A key observation was that the state a child calls home has a significant impact on his or her likelihood of success in life. The study highlights the pivotal role of education throughout an individual's lifetime and the importance of linking all facets of education to one another. In other words, what a child learns in pre-school should support lesson plans in elementary school, which should in turn support later education. States that placed at the top of the ranking have strong early-childhood, kindergarten through twelfth grade and post-secondary programs.
In the national study, Alaska showed poorly when it comes to early-childhood education. In particular, the state has no policy for funding education for three and four-year-olds.
It puts no money into pre-school education, according to the study.
In comparison, top ranked Connecticut spent $6,663 per child in the 2004-05 school year.

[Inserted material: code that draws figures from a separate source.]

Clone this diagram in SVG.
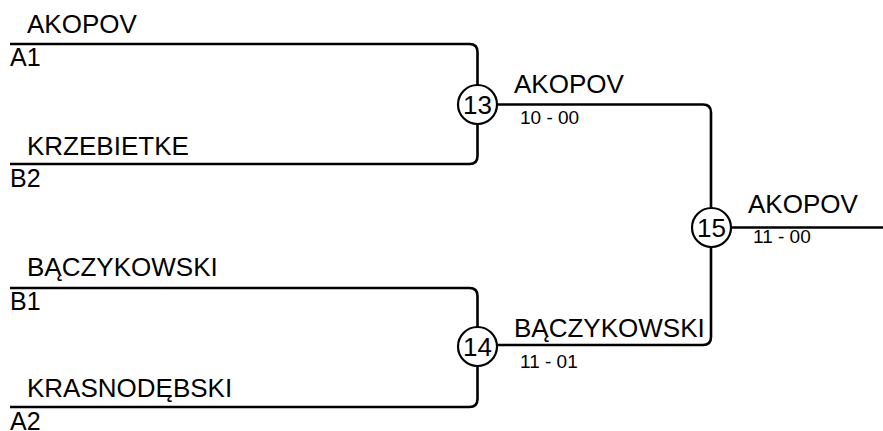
<svg xmlns="http://www.w3.org/2000/svg" width="883" height="431" viewBox="0 0 883 431">
<style>
.ln{fill:none;stroke:#000;stroke-width:2.6}
.nm{font-family:"Liberation Sans",Arial,sans-serif;font-size:26px;fill:#000}
.sd{font-family:"Liberation Sans",Arial,sans-serif;font-size:25px;fill:#000}
.sc{font-family:"Liberation Sans",Arial,sans-serif;font-size:19px;fill:#000}
.cn{font-family:"Liberation Sans",Arial,sans-serif;font-size:26px;fill:#000;text-anchor:middle}
.ci{fill:#fff;stroke:#000;stroke-width:2.2}
</style>
<rect width="883" height="431" fill="#fff"/>
<g id="connectors">
<path class="ln" d="M10 44 H469.5 Q477.5 44 477.5 52 V156 Q477.5 164 469.5 164 H10"/>
<path class="ln" d="M10 288 H469.5 Q477.5 288 477.5 296 V399 Q477.5 407 469.5 407 H10"/>
<path class="ln" d="M478 104.5 H703 Q711 104.5 711 112.5 V337 Q711 345 703 345 H478"/>
<path class="ln" d="M711.5 227.5 H883"/>
</g>
<g id="entry-A1"><text class="nm" x="27" y="33">AKOPOV</text><text class="sd" x="10" y="66">A1</text></g>
<g id="entry-B2"><text class="nm" x="27" y="155">KRZEBIETKE</text><text class="sd" x="10" y="187">B2</text></g>
<g id="entry-B1"><text class="nm" x="27" y="276">BĄCZYKOWSKI</text><text class="sd" x="10" y="310">B1</text></g>
<g id="entry-A2"><text class="nm" x="27" y="397">KRASNODĘBSKI</text><text class="sd" x="10" y="430">A2</text></g>
<g id="match-13"><circle class="ci" cx="477.5" cy="104.5" r="19.5"/><text class="cn" x="477.5" y="113.5">13</text><text class="nm" x="514" y="93">AKOPOV</text><text class="sc" x="520" y="124">10 - 00</text></g>
<g id="match-14"><circle class="ci" cx="477.5" cy="346.5" r="19.5"/><text class="cn" x="477.5" y="355.5">14</text><text class="nm" x="514" y="337">BĄCZYKOWSKI</text><text class="sc" x="520" y="368">11 - 01</text></g>
<g id="match-15"><circle class="ci" cx="711.5" cy="227.5" r="19.5"/><text class="cn" x="711.5" y="236.5">15</text><text class="nm" x="748" y="213">AKOPOV</text><text class="sc" x="753" y="243">11 - 00</text></g>
</svg>
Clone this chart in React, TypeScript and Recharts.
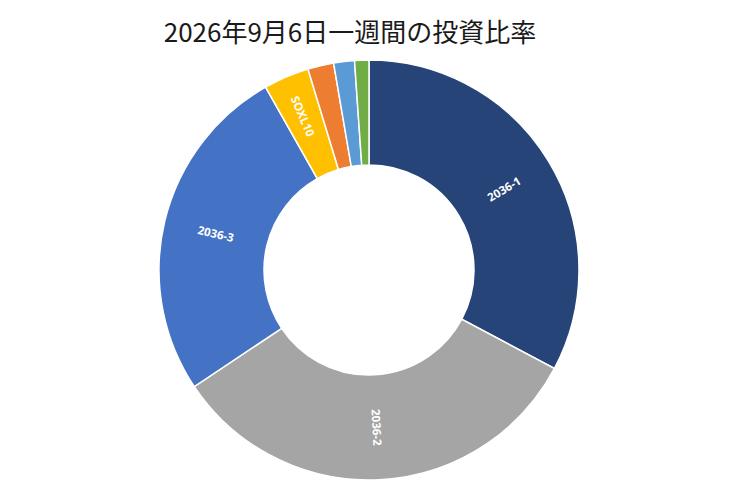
import React from 'react';
import { PieChart, Pie, Cell } from 'recharts';

const TITLE = '2026年9月6日一週間の投資比率';

const categories = ['2036-1', '2036-2', '2036-3', 'SOXL10', '銘柄5', '銘柄6', '銘柄7'];
const ratios = [32.8, 32.9, 26.2, 3.5, 2.0, 1.6, 1.1];
const COLORS = ['#264478', '#A5A5A5', '#4472C4', '#FFC000', '#ED7D31', '#5B9BD5', '#70AD47'];

const data = categories.map((name, i) => ({ name, value: ratios[i] }));

const RAD = Math.PI / 180;

const renderLabel = (props: any) => {
  const { cx, cy, midAngle, innerRadius, outerRadius, percent, name } = props;
  if (percent < 0.03) return null;
  const r = (innerRadius + outerRadius) / 2 + (percent < 0.1 ? 10 : 0);
  const x = cx + r * Math.cos(-midAngle * RAD);
  const y = cy + r * Math.sin(-midAngle * RAD);
  // radial text, flipped so it never reads upside down
  let rot = -midAngle;
  while (rot > 90) rot -= 180;
  while (rot < -90) rot += 180;
  return (
    <text
      x={x}
      y={y}
      fill="#ffffff"
      fontSize={11.5}
      fontWeight={700}
      fontFamily="'Open Sans', sans-serif"
      textAnchor="middle"
      dominantBaseline="central"
      transform={`rotate(${rot}, ${x}, ${y})`}
    >
      {name}
    </text>
  );
};

const App: React.FC = () => {
  return (
    <div style={{ position: 'absolute', left: 0, top: 0, width: 740, height: 493, background: '#fff' }}>
      <div
        style={{
          position: 'absolute',
          left: 0,
          top: 13,
          width: 700,
          textAlign: 'center',
          fontFamily: "'Noto Sans CJK JP', sans-serif",
          fontSize: 26,
          color: '#1a1a1a',
          lineHeight: '36px',
        }}
      >
        {TITLE}
      </div>
      <PieChart width={740} height={493}>
        <Pie
          data={data}
          dataKey="value"
          nameKey="name"
          cx={364}
          cy={265}
          innerRadius={105}
          outerRadius={210}
          startAngle={90}
          endAngle={-270}
          stroke="#ffffff"
          strokeWidth={1.5}
          label={renderLabel}
          labelLine={false}
          isAnimationActive={false}
        >
          {data.map((_, index) => (
            <Cell key={`cell-${index}`} fill={COLORS[index % COLORS.length]} />
          ))}
        </Pie>
      </PieChart>
    </div>
  );
};

export default App;
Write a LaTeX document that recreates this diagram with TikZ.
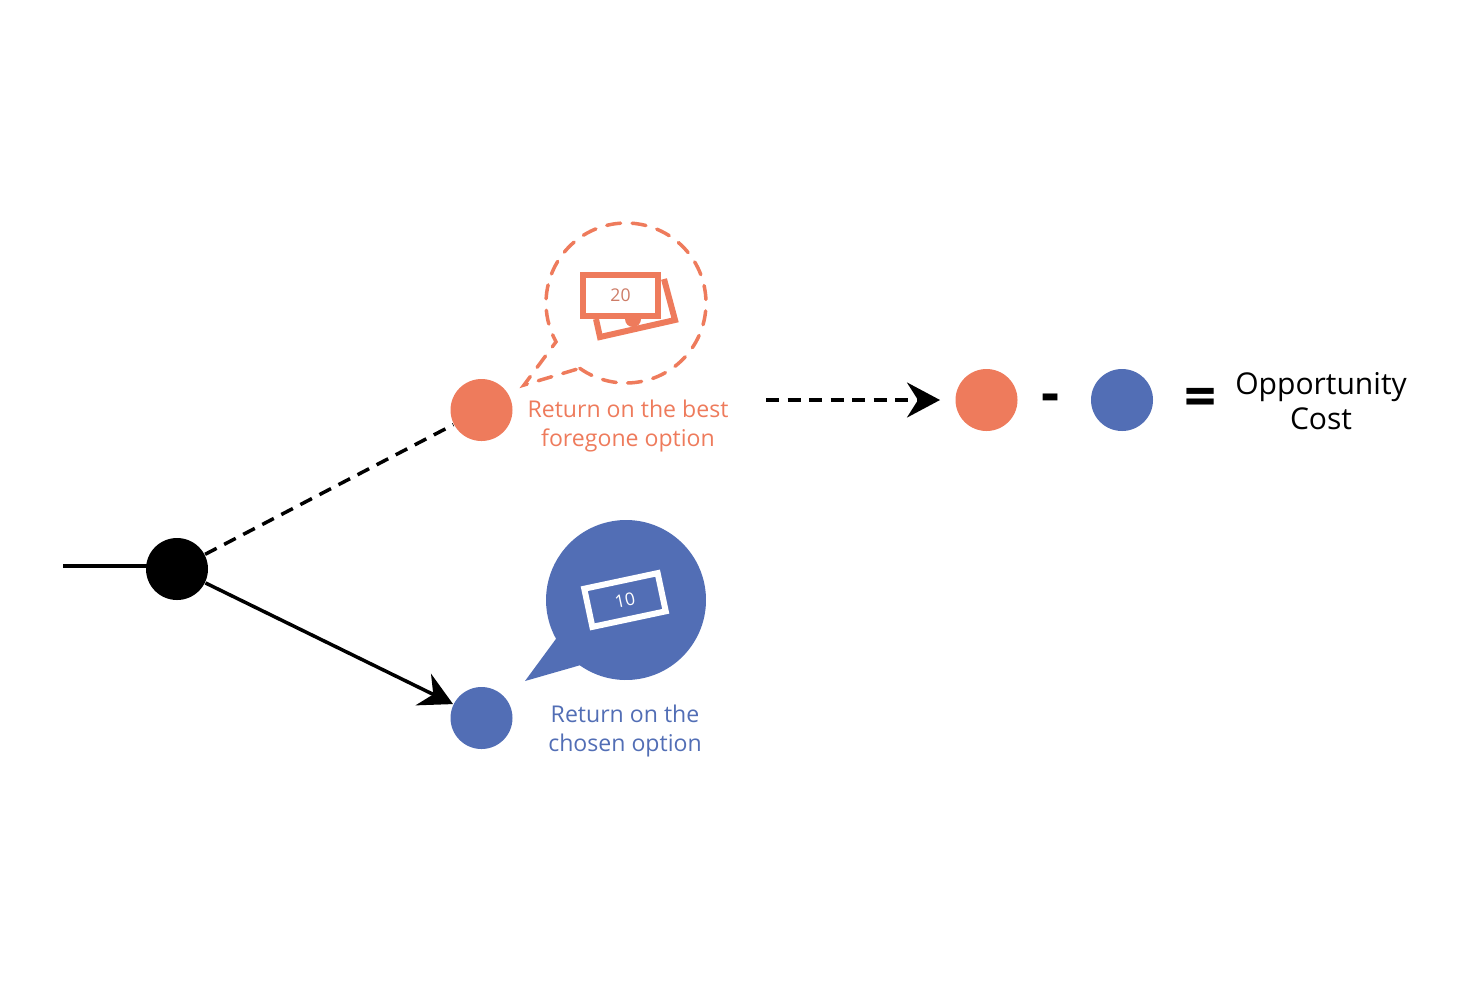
\documentclass[tikz,border=0pt]{standalone}
\usepackage{fontspec}
\setmainfont{Open Sans}
\usetikzlibrary{calc,arrows.meta}

\definecolor{foregone}{HTML}{EE7B5C}
\definecolor{chosen}{HTML}{526EB5}

\tikzset{
    dot/.style={circle,inner sep=0pt,minimum size=0.62cm,fill=#1},
    link/.style={line width=0.035cm,black},
    linkdash/.style={link,dash pattern=on 0.13cm off 0.085cm},
    bigtip/.style={-{Stealth[length=0.33cm,width=0.35cm,inset=0.11cm]}},
    caption/.style={align=center,font=\fontsize{6.57pt}{8pt}\selectfont,text=#1},
}

\begin{document}
\begin{tikzpicture}

    % Fix the page
    \useasboundingbox (0,0) rectangle (14.7,9.8);

    % The decision dot and the two options
    \node[dot=black] (start) at (1.77,4.11) {};
    \node[dot=foregone] (best) at (4.815,5.70) {};
    \node[dot=chosen] (pick) at (4.815,2.62) {};

    % Free ends of the connectors
    \coordinate (lead) at (0.63,4.14);
    \coordinate (resultFrom) at (7.66,5.80);
    \coordinate (resultTo) at (9.40,5.80);

    % Connectors
    \draw[link] (lead) -- (lead -| start);
    \draw[linkdash] (start) -- (best);
    \draw[link,bigtip] (start) -- (pick);
    \draw[linkdash,bigtip] (resultFrom) -- (resultTo);

    % Dashed bubble of the foregone option
    \coordinate (O1) at (6.26,6.77);
    \coordinate (tip1) at (5.24,5.95);
    \draw[foregone,line width=0.035cm,line cap=round,dash pattern=on 0.14cm off 0.115cm]
        ($(O1)+(234.7:0.8)$) arc (234.7:569:0.8) -- (tip1) -- cycle;

    % Bills of the foregone option
    \draw[foregone,line width=0.06cm] (5.96,6.61) -- (6.00,6.43) -- (6.75,6.60) -- (6.64,7.01);
    \fill[foregone] (6.33,6.61) ++(180:0.08) arc (180:360:0.08) -- cycle;
    \node[draw=foregone,line width=0.06cm,fill=white,minimum width=0.75cm,minimum height=0.41cm,inner sep=0pt,
        text=foregone!70!gray,font=\fontsize{5pt}{6pt}\selectfont] (bill20) at (6.205,6.845) {20};

    % Filled bubble of the chosen option
    \coordinate (O2) at (6.26,3.80);
    \coordinate (tip2) at (5.25,2.99);
    \fill[chosen] ($(O2)+(234.7:0.8)$) arc (234.7:569:0.8) -- (tip2) -- cycle;
    \node[draw=white,line width=0.06cm,minimum width=0.75cm,minimum height=0.39cm,inner sep=0pt,rotate=12,
        text=white,font=\fontsize{5pt}{6pt}\selectfont] (bill10) at (6.25,3.80) {10};

    % Captions
    \node[caption=foregone] (bestText) at (6.28,5.54) {Return on the best\\foregone option};
    \node[caption=chosen] (pickText) at (6.25,2.49) {Return on the\\chosen option};

    % The sum
    \node[dot=foregone] (sumBest) at (9.865,5.80) {};
    \node[dot=chosen] (sumPick) at (11.22,5.80) {};
    \node[font=\fontsize{16pt}{16pt}\selectfont\bfseries] (minus) at (10.51,5.77) {-};
    \node[font=\fontsize{16pt}{16pt}\selectfont\bfseries] (equals) at (12.01,5.78) {=};
    \node[align=center,font=\fontsize{8.55pt}{10pt}\selectfont] (cost) at (13.21,5.79) {Opportunity\\Cost};

\end{tikzpicture}
\end{document}
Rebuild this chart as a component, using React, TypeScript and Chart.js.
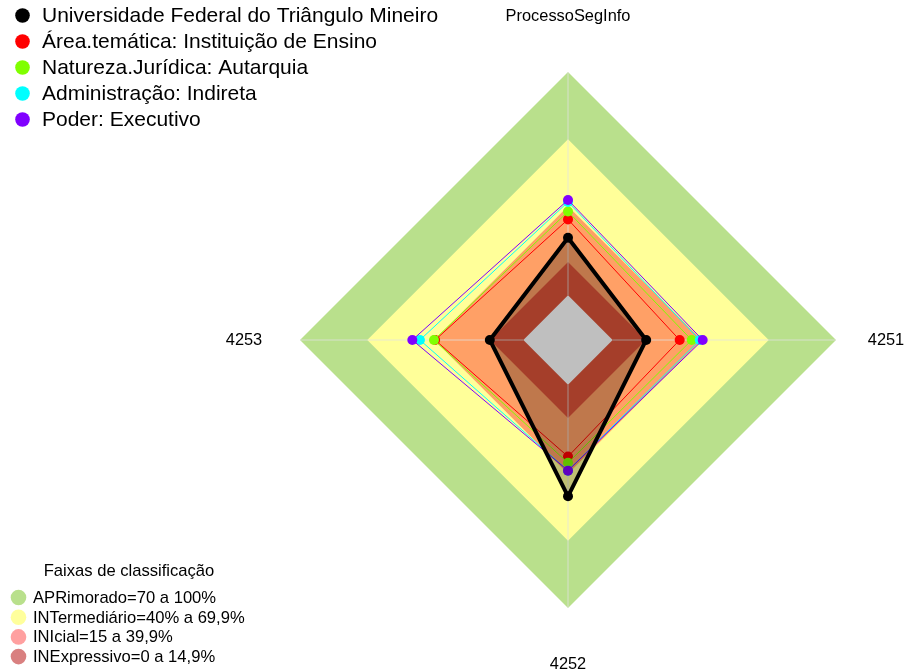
import React, { useEffect, useRef } from "react";
import { Chart, registerables } from "chart.js";

Chart.register(...registerables);

// ---- data ----
const axisLabels = ["ProcessoSegInfo", "4251", "4252", "4253"];

const seriesNames = [
  "Universidade Federal do Triângulo Mineiro",
  "Área.temática: Instituição de Ensino",
  "Natureza.Jurídica: Autarquia",
  "Administração: Indireta",
  "Poder: Executivo",
];
const seriesColors = ["#000000", "#FF0000", "#80FF00", "#00FFFF", "#8000FF"];

const uftmValues = [25.8, 15, 50, 15];
const areaTematicaValues = [34, 30, 32.2, 39.5];
const naturezaJuridicaValues = [37.5, 35.4, 35, 40];
const administracaoValues = [41.8, 39, 38.5, 46.3];
const poderValues = [42.7, 40.3, 38.5, 49.7];

const bandTitle = "Faixas de classificação";
const bandNames = [
  "APRimorado=70 a 100%",
  "INTermediário=40% a 69,9%",
  "INIcial=15 a 39,9%",
  "INExpressivo=0 a 14,9%",
];
const aprimoradoBand = [100, 100, 100, 100];
const intermediarioBand = [69.9, 69.9, 69.9, 69.9];
const inicialBand = [39.9, 39.9, 39.9, 39.9];
const inexpressivoBand = [14.9, 14.9, 14.9, 14.9];
const centerBand = [0, 0, 0, 0];

const bandFillColors = ["#B9E08C", "#FFFF99", "#FFA066", "#DD5338", "#FFFFFF"];
const bandLegendColors = ["#B9E08C", "#FFFF9C", "#FFA0A0", "#D98080"];

const scaleMin = -20;
const scaleMax = 100;

const FONT = "'Liberation Sans', Arial, sans-serif";

export default function App() {
  const canvasRef = useRef<HTMLCanvasElement | null>(null);

  useEffect(() => {
    const canvas = canvasRef.current;
    if (!canvas) return;

    const bandSets = [aprimoradoBand, intermediarioBand, inicialBand, inexpressivoBand, centerBand];
    const bandDatasets = bandSets.map((d, i) => ({
      label: "band" + i,
      data: d,
      backgroundColor: bandFillColors[i],
      borderWidth: 0,
      borderColor: "rgba(0,0,0,0)",
      pointRadius: 0,
      pointHoverRadius: 0,
      fill: "start",
      order: 100 - i,
    }));
    const centerIndex = bandDatasets.length - 1;

    const seriesSets = [uftmValues, areaTematicaValues, naturezaJuridicaValues, administracaoValues, poderValues];
    const seriesDatasets = seriesSets.map((d, i) => ({
      label: seriesNames[i],
      data: d,
      borderColor: seriesColors[i],
      borderWidth: i === 0 ? 4 : 1,
      backgroundColor: i === 0 ? "rgba(0,0,0,0.25)" : "rgba(0,0,0,0)",
      fill: i === 0 ? "start" : false,
      pointRadius: 5,
      pointHoverRadius: 5,
      pointBorderWidth: 0,
      pointBackgroundColor: seriesColors[i],
      pointBorderColor: seriesColors[i],
      borderJoinStyle: "miter",
      order: i === 0 ? 1 : 10 - i,
    }));

    const axisLinePlugin = {
      id: "axisLines",
      afterDatasetDraw(chart: any, args: any) {
        if (args.index !== centerIndex) return;
        const scale = chart.scales.r;
        const ctx = chart.ctx;
        ctx.save();
        ctx.strokeStyle = "rgba(225,225,225,0.75)";
        ctx.lineWidth = 1;
        for (let i = 0; i < axisLabels.length; i++) {
          const a = scale.getPointPositionForValue(i, 0);
          const b = scale.getPointPositionForValue(i, scaleMax);
          ctx.beginPath();
          ctx.moveTo(a.x, a.y);
          ctx.lineTo(b.x, b.y);
          ctx.stroke();
        }
        ctx.restore();
      },
    };

    const labelDistances = [324, 318, 324, 324];

    const textPlugin = {
      id: "texts",
      afterDraw(chart: any) {
        const scale = chart.scales.r;
        const ctx = chart.ctx;
        ctx.save();
        // axis labels
        ctx.fillStyle = "#000000";
        ctx.font = `16.4px ${FONT}`;
        ctx.textAlign = "center";
        ctx.textBaseline = "middle";
        for (let i = 0; i < axisLabels.length; i++) {
          const p = scale.getPointPosition(i, labelDistances[i]);
          ctx.fillText(axisLabels[i], p.x, p.y);
        }
        // series legend
        ctx.textAlign = "left";
        ctx.font = `21px ${FONT}`;
        for (let i = 0; i < seriesNames.length; i++) {
          const y = 15.5 + i * 26;
          ctx.fillStyle = seriesColors[i];
          ctx.beginPath();
          ctx.arc(22.5, y, 7.3, 0, Math.PI * 2);
          ctx.fill();
          ctx.fillStyle = "#000000";
          ctx.fillText(seriesNames[i], 42, y + 1);
        }
        // bands legend
        ctx.font = `16.6px ${FONT}`;
        ctx.textAlign = "center";
        ctx.fillStyle = "#000000";
        ctx.fillText(bandTitle, 129, 571);
        ctx.textAlign = "left";
        for (let i = 0; i < bandNames.length; i++) {
          const y = 597.5 + i * 19.7;
          ctx.fillStyle = bandLegendColors[i];
          ctx.beginPath();
          ctx.arc(18.5, y, 7.8, 0, Math.PI * 2);
          ctx.fill();
          ctx.fillStyle = "#000000";
          ctx.fillText(bandNames[i], 33, y + 1);
        }
        ctx.restore();
      },
    };

    const chart = new Chart(canvas, {
      type: "radar",
      data: {
        labels: axisLabels,
        datasets: [...bandDatasets, ...seriesDatasets] as any,
      },
      options: {
        responsive: false,
        maintainAspectRatio: false,
        animation: false,
        devicePixelRatio: 1,
        layout: { padding: { left: 300, right: 73, top: 72, bottom: 64 } },
        elements: { line: { tension: 0 } },
        plugins: {
          legend: { display: false },
          tooltip: { enabled: false },
          filler: { propagate: false },
        },
        scales: {
          r: {
            min: scaleMin,
            max: scaleMax,
            beginAtZero: false,
            ticks: { display: false },
            grid: { display: false },
            angleLines: { display: false },
            pointLabels: { display: false },
          },
        },
      } as any,
      plugins: [axisLinePlugin, textPlugin],
    });

    return () => {
      chart.destroy();
    };
  }, []);

  return (
    <div style={{ position: "fixed", left: 0, top: 0, width: 909, height: 672, background: "#FFFFFF" }}>
      <canvas ref={canvasRef} width={909} height={672} style={{ display: "block" }} />
    </div>
  );
}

A group of Juneau educators and childcare experts have been presenting findings from a recently commissioned study on the importance of early childhood development to the state's economy.
Earlier this month they held presentations for state legislators and city assembly members and for members of the Juneau Chamber of Commerce.
"Alaska is one of only 10 states in the country that does not have a state-funded program of early care and education, and we'd like that to change," said Carol Prentice, program manager of the University of Alaska Southeast's System for Early Education Development and one of the presenters.
SEED funded an early childhood education economic impact report titled "Step up Early ed and Child Care."
It focuses on care and learning for children under age six and connects child care services for that age group to significant economic factors including employment, and spending in Alaska.
In results released in July, the study found that 87 percent of Alaskans said it's important or very important for state government to support funding of early education and childcare. The study also found that the sector accounts for at least 6,500 jobs statewide, and that's about the same number as total employees in the state's transportation sector.
Alaskan families spend about $150 million annually on care and education for pre-schoolers.
Economist Jim Calvin of the McDowell Group of Juneau conducted the study and found some of its results surprising.
For instance, many Alaskans limit their careers or workforce participation due to concerns about quality, cost or availability of care for their young children.
"If one third of all households with children under six are still having trouble finding the kind of care they'd like for their children, there's plenty of room for improvement," he said at a recent presentation on the study.
Calvin said quality of early education and child care is one of the most important social issues facing Alaska today.
Of those urban Alaskans who said they had trouble finding services for their children, they cited cost as the biggest problem.
The Association for the Education of Young Children in Southeast Alaska estimates a year of child care in Juneau is about $6,700 dollars, compared to $3,500 for a year's tuition at state college.
Juneau has just shy of 200 early care and learning providers including centers, group and licensed home care. Most, according to AEYC-SEA, have some vacancy.
In contrast, the study said that in rural areas, about half of Alaskans looking for childcare services had trouble finding them.